I don't remember any particular slap or smack so cannot say whether that type of consequence has affected me. However, I do remember my father flying at me, pulling my plait hard so that my neck snapped back, smacking my bottom all the way up the stairs, throwing me onto my bed so that I bounced off and ended up in a snotty heap on the floor. I remember my mum begging him to stop, I remember her crying, and I remember her holding me for a very long time until I stopped sobbing. He never touched me again.
What on earth had I done? I had refused to share the Spangles (sweets), that I had bought with my thruppeny bit, with my brother who had already eaten all the sweets he had bought with his pocket money. I was shouted at and told to share by my father, so I threw the packet at my brother and it hit him in the face.
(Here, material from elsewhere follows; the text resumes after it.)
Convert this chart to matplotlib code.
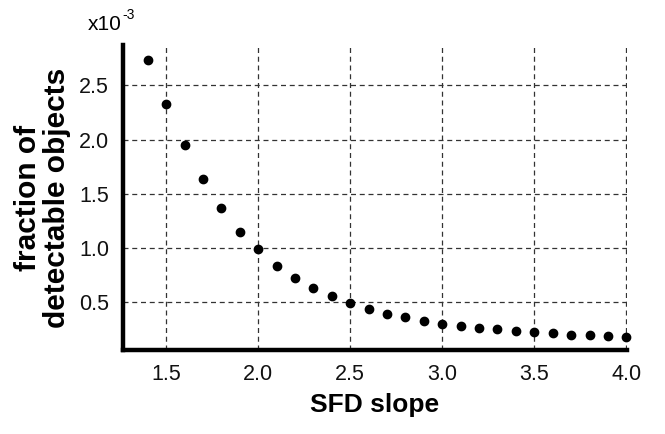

I was three - it's not my earliest memory but a very vivid one which I have had nightmares about ever since.
It was said that smacking teaches children to smack which turns them into violent adults.
I can't see this as an argument because I never smacked my children and my children used to fight, smack, slap, pull, push, shove, punch, kick, bite - the whole lot.
Similarly, childminding my 2 and half year old twin grandchildren yesterday - it's a matter of separating them/getting in between them to stop them hurting each other all the time. They fight like wild things. Repeatedly telling them to say sorry, that it hurts the other person, that the behaviour is unwanted/unacceptable is a waste of breath.
Where do they learn it from then?
I was smacked but was brought up to believe that smacking was wrong - I was on the receiving end of a violent assault by my father - it didn't make me a violent adult.